On a poster in Budapest, Volodymyr Zelensky says: “Send weapons!”
Peter Magyar: “Yes!”
Below: “They do not belong to us and do not speak on behalf of the nation.”
Peter Magyar: “Yes!”
Below: “They do not belong to us and do not speak on behalf of the nation.”
Agoston Mraz, head of the Nézőpont Institute think-tank, argues that “the Ukrainian leadership is backing Peter Magyar’s campaign”, and believes that, combined with the fact that Volodymyr Zelensky “openly criticises Mr Orban”, this allows Fidesz to keep the focus on a contrast between “war and peace”. Magyar himself travelled to Kyiv in the summer of 2024, describing the trip as humanitarian and insisting that he held no meetings with senior Ukrainian officials.
For a sizeable share of Hungarians unhappy with Orban’s policies—or simply weary of his long years in power—Magyar now looks like the country’s number-two politician. “These people say it doesn’t matter who wins this election—as long as it’s not Orban. Even Magyar, though there are plenty of complaints about him,” notes Gabor Stier, a Hungarian journalist.
Polling offers a mixed picture. According to the Median research firm, 40% of respondents say they are ready to vote for Tisza—or 51% among those who have made up their minds—while Fidesz stands at 33% (39% among decided voters). Surveys closer to the government paint a different landscape: Nézőpont Institute puts Fidesz on 47%, Tisza on 40%, with a further 6% backing the ultranationalist Mi Hazank.
Government supporters argue that Tisza has already hit its electoral ceiling, while the opposition—citing its own numbers—claims majority support. Orban, for his part, stresses that it is under his leadership that Budapest’s position is taken into account in the EU, the United States, Russia, China and Turkey, pointing to arrangements he says he reached with Donald Trump to exempt Hungary from sanctions targeting Russian energy companies.

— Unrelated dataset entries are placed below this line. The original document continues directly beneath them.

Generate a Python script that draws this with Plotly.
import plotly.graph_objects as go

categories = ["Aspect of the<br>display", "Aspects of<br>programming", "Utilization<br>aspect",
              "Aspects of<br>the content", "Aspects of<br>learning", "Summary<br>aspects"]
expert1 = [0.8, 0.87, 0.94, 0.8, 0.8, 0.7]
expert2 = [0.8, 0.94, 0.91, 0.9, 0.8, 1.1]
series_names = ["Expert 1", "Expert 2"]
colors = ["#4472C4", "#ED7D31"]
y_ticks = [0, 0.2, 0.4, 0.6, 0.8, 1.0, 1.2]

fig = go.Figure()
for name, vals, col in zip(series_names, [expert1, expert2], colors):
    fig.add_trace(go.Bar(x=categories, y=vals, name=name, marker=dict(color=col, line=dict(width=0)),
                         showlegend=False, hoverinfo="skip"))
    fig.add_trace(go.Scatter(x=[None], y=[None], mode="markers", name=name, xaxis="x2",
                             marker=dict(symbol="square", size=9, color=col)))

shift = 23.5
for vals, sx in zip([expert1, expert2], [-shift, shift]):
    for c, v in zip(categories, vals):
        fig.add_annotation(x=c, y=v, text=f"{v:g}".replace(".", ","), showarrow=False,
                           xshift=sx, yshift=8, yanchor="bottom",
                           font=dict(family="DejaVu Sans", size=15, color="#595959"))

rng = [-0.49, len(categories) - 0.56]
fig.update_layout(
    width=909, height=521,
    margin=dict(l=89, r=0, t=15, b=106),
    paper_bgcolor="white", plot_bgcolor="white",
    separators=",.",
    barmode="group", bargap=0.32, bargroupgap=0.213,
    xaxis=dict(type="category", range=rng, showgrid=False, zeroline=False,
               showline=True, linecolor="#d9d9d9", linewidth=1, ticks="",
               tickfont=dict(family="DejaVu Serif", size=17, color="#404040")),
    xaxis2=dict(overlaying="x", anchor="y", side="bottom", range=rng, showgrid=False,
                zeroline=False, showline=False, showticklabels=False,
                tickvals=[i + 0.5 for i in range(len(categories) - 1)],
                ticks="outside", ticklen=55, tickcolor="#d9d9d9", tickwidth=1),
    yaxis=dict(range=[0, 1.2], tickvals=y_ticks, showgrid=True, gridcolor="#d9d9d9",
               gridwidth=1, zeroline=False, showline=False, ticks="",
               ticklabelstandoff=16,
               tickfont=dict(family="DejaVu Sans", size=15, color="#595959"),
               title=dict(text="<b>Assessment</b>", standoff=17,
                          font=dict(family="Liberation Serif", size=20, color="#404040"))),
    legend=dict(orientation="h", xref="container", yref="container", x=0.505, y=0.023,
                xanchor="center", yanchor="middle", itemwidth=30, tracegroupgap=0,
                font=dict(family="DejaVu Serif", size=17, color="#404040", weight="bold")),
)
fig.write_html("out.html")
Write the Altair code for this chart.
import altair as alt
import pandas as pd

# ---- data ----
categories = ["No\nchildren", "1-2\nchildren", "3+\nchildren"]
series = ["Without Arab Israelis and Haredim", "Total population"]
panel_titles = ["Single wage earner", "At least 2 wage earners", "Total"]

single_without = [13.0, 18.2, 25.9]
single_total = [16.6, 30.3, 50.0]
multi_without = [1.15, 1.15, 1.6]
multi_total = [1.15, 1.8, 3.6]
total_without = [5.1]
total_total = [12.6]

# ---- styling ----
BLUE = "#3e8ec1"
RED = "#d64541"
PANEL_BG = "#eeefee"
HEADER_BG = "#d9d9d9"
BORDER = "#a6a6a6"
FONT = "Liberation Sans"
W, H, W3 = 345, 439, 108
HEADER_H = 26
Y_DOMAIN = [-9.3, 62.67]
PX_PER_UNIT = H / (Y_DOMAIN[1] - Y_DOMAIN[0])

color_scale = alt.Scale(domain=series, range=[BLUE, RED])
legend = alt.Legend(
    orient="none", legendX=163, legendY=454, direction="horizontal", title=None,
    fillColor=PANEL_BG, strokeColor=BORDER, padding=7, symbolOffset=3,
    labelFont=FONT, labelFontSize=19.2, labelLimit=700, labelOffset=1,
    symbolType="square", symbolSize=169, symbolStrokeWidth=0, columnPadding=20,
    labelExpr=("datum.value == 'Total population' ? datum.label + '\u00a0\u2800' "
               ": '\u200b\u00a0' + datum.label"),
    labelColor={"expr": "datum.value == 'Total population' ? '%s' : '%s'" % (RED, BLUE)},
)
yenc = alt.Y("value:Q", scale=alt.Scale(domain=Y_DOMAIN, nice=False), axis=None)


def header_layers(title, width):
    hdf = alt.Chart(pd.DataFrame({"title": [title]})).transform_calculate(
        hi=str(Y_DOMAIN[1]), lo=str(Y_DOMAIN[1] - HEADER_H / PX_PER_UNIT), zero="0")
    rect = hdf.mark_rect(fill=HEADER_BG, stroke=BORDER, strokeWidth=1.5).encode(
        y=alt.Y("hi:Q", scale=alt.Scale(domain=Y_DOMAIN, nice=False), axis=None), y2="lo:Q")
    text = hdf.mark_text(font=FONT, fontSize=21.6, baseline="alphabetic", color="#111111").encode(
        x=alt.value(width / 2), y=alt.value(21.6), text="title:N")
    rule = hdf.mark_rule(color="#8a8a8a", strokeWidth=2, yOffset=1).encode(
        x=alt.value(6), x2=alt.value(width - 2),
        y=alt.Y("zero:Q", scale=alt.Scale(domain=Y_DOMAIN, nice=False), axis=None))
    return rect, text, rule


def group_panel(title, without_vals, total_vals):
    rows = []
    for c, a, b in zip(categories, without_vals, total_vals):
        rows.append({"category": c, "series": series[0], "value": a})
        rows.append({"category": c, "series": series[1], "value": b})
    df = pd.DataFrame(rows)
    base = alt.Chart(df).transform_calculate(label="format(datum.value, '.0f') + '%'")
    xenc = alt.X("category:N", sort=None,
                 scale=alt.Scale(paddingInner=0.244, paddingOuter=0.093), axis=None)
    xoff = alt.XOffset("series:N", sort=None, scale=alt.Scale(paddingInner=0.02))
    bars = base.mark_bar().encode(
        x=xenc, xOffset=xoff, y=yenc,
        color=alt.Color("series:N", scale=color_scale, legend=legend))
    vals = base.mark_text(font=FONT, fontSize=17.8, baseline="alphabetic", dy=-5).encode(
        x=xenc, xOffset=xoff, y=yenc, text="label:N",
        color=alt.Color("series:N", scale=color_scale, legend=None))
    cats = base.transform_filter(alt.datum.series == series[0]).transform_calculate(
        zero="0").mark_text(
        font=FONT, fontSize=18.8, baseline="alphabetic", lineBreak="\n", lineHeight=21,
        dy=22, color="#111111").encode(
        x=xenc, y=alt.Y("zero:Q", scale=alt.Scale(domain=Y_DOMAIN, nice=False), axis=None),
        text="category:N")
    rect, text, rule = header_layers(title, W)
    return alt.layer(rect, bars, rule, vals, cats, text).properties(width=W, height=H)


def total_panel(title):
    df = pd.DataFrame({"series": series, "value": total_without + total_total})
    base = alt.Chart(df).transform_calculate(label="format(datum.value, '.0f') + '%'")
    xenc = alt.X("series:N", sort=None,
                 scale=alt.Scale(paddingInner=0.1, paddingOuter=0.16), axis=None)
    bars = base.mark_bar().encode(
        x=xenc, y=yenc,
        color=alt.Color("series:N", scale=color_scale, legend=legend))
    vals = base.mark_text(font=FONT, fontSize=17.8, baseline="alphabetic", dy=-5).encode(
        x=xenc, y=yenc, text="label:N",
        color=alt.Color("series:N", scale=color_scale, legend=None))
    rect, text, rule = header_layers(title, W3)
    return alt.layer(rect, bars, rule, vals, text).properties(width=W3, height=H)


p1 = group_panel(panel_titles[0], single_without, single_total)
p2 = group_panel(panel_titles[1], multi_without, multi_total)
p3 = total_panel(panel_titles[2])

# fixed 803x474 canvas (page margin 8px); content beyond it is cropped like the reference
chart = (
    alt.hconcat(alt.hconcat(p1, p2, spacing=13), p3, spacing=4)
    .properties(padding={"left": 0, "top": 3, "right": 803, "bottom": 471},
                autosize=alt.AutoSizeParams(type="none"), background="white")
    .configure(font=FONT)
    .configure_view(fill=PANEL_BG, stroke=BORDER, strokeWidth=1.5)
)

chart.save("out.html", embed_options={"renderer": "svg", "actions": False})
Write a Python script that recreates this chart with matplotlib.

In Brussels, Hungary’s campaign is being watched closely, with officials fully aware that the outcome will reverberate far beyond the country’s borders. An Orban victory could accelerate the consolidation of right-wing forces across Europe, while his defeat would deal a serious blow to the continent’s wider right-conservative camp. “This election isn’t only about Orban—the stakes are higher,” Stier stresses, noting that the result could shift the balance of power in the European Parliament.